_Listing_.
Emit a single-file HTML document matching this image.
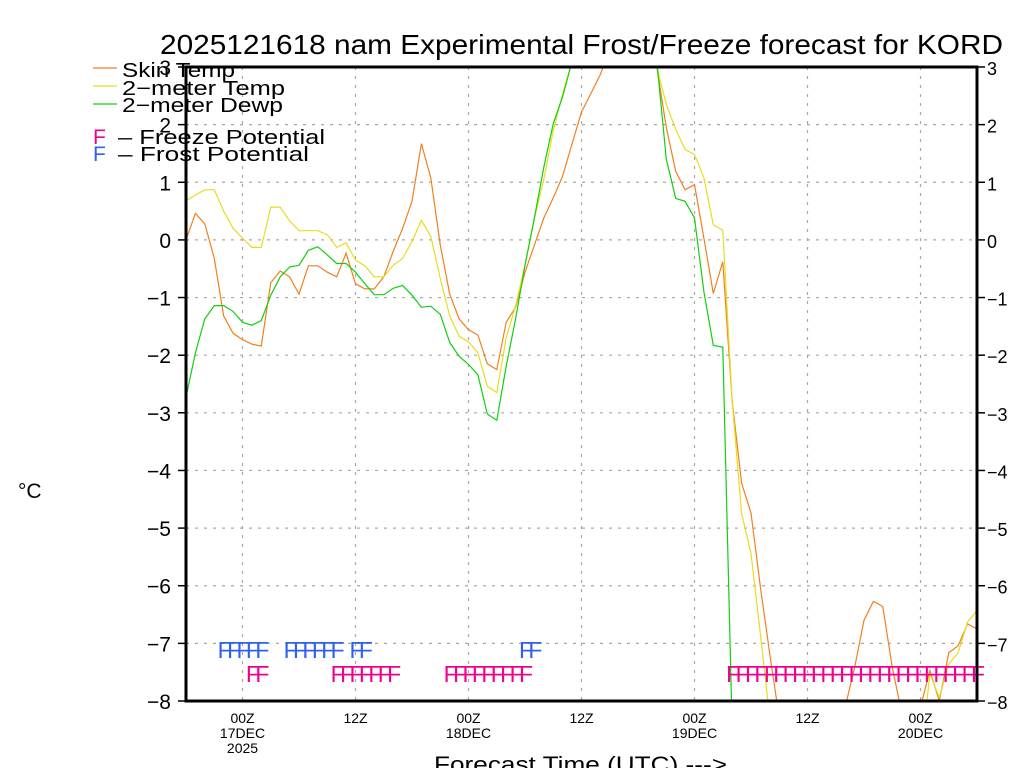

...

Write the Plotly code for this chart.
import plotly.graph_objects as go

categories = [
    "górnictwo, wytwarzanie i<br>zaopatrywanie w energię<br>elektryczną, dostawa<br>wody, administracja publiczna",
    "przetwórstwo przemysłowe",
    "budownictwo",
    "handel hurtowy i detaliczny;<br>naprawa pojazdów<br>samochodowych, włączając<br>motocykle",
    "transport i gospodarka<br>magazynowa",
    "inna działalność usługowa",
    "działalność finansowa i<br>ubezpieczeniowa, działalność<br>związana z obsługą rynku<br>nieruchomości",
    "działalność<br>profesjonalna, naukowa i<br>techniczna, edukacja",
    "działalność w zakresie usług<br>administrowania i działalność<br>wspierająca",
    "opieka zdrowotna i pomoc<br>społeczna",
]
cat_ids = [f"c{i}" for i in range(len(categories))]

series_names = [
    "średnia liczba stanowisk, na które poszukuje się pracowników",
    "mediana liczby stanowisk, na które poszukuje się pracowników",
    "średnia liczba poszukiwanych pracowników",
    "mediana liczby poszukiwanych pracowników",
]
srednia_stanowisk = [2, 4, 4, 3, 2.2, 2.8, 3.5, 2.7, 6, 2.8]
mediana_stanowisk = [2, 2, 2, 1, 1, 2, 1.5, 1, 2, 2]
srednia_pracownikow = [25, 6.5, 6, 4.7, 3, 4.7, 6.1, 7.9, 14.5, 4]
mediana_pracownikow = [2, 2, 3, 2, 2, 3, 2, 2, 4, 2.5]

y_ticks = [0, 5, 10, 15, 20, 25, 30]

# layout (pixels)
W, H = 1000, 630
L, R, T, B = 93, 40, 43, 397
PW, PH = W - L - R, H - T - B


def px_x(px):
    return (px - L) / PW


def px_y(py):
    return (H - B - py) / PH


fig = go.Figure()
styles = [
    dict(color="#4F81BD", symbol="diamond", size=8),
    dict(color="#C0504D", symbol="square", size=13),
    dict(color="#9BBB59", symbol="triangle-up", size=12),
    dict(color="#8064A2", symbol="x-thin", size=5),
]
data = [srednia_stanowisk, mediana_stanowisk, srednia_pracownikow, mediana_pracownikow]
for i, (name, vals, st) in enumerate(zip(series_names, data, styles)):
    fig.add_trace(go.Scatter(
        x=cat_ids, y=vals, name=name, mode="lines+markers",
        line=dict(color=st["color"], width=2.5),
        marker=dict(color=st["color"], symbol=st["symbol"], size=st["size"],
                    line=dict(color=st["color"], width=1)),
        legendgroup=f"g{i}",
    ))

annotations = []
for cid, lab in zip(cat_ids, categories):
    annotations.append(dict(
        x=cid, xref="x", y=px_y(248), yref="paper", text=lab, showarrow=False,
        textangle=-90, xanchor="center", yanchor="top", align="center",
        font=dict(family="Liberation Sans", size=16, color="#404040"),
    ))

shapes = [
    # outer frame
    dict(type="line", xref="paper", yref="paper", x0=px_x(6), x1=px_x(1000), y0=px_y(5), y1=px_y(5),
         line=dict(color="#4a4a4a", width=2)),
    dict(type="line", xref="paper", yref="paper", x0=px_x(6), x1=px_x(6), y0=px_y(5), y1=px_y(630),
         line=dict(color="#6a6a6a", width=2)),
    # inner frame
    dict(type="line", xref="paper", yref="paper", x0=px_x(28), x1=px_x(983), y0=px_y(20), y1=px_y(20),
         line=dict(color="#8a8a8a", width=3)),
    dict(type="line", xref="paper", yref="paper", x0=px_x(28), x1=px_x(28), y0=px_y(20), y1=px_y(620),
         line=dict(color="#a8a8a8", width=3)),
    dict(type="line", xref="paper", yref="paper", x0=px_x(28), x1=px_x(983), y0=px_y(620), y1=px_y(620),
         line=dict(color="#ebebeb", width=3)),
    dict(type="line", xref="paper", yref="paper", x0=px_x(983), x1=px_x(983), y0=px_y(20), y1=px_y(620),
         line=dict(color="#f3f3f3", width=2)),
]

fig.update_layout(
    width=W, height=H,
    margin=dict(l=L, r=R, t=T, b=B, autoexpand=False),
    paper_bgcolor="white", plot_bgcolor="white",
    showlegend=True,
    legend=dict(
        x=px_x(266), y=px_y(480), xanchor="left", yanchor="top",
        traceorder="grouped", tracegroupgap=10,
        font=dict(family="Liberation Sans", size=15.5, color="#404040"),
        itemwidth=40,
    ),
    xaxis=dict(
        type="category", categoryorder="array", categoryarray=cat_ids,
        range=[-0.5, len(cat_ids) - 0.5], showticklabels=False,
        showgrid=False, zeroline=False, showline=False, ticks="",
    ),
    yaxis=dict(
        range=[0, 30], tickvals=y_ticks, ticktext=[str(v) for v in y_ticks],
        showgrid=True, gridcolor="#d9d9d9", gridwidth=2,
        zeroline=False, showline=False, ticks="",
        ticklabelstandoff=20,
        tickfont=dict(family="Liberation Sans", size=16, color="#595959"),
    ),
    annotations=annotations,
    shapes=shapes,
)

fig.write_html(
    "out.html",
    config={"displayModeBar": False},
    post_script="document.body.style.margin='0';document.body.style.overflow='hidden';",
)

--

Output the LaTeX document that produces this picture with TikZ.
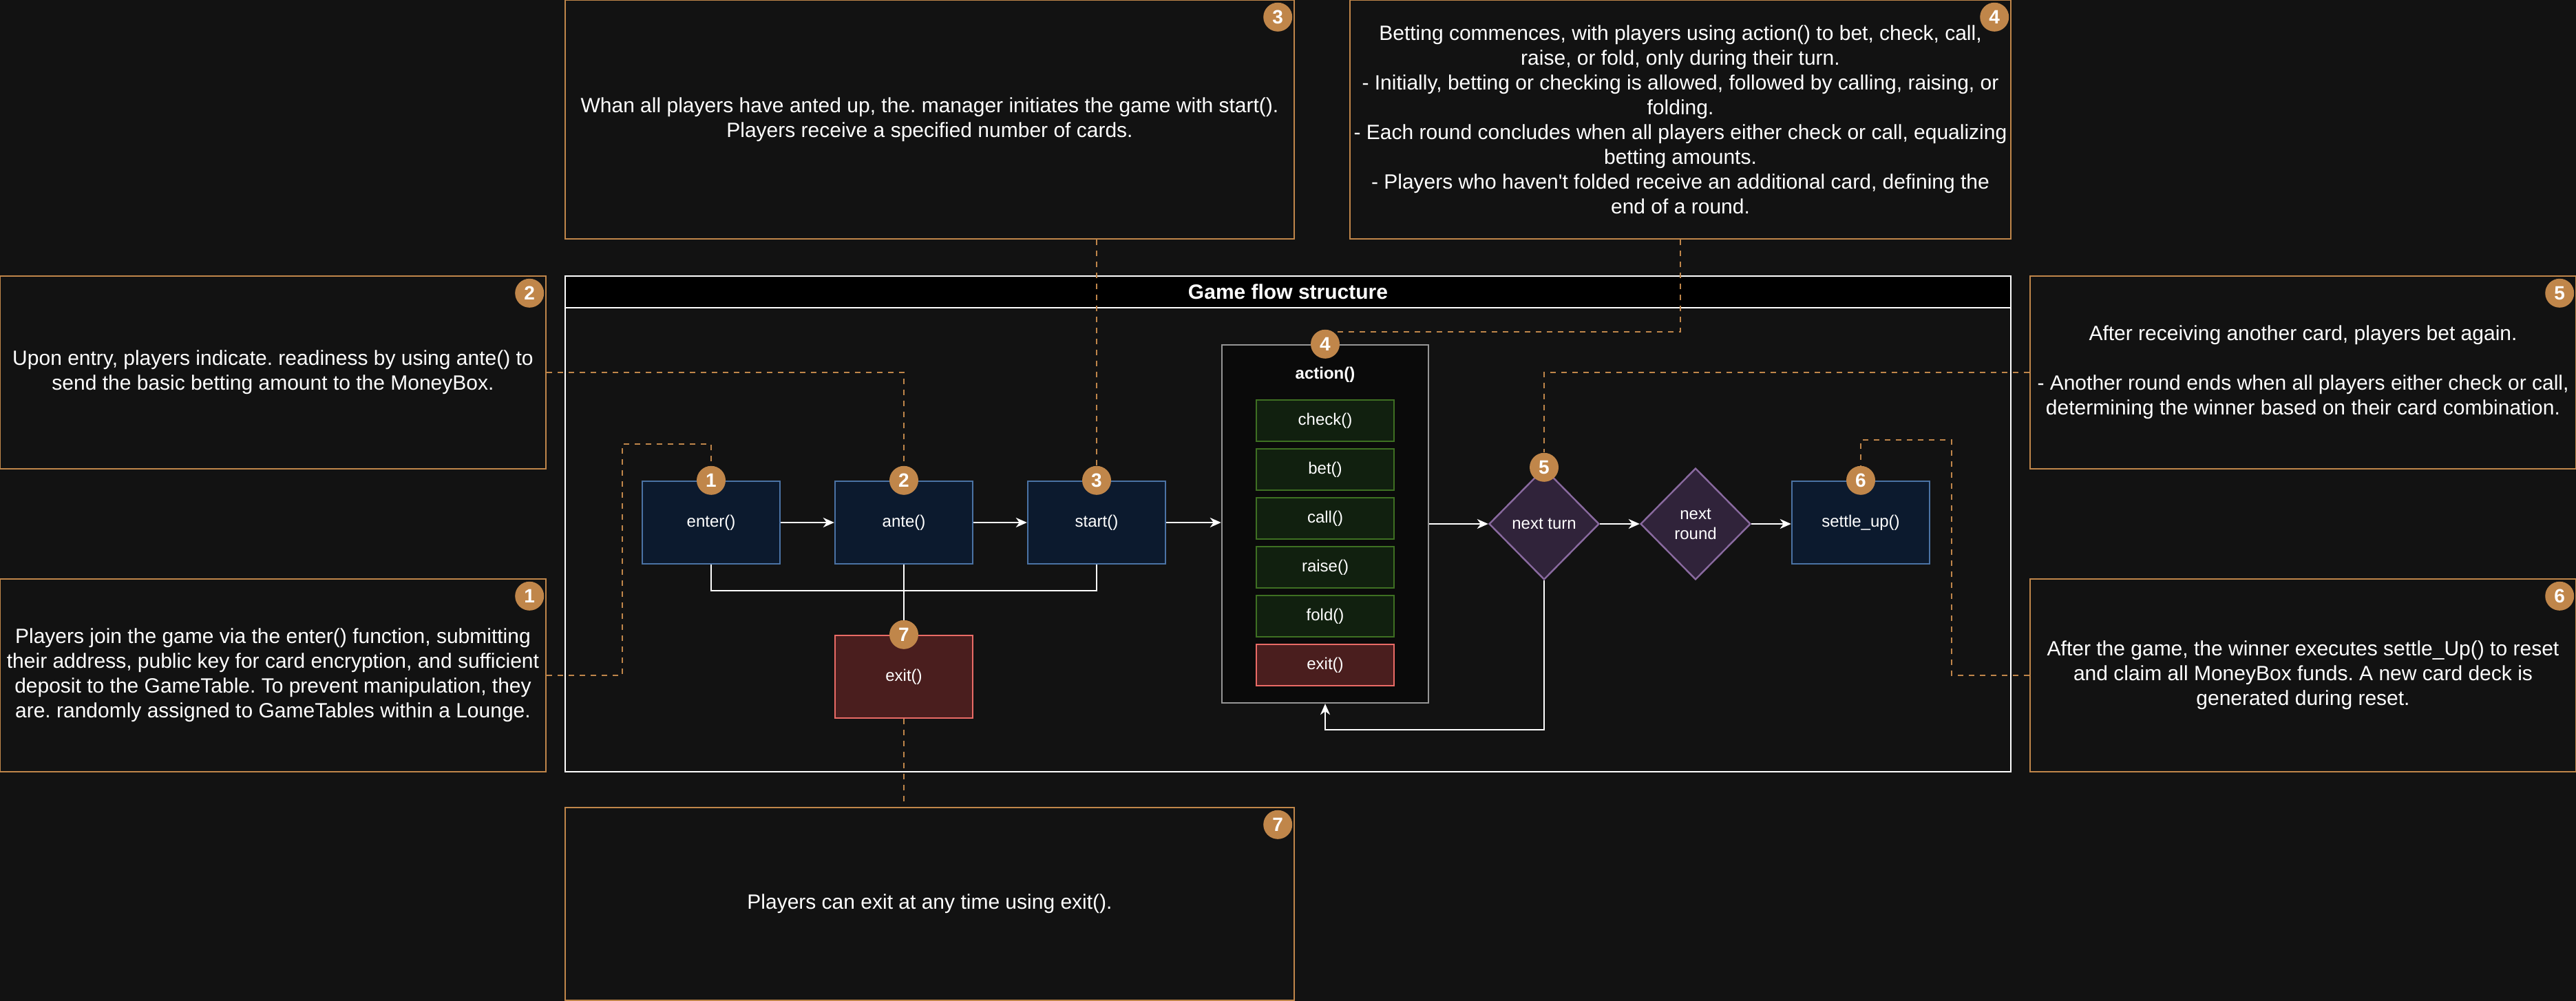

_Job_. Repeat, unchanged, every line from the one that contains "Write the Plotly code for this chart." to the one that contains "import plotly.graph_objects as go", including both, and no other line.

_Full solution_.
Write the Plotly code for this chart.
import plotly.graph_objects as go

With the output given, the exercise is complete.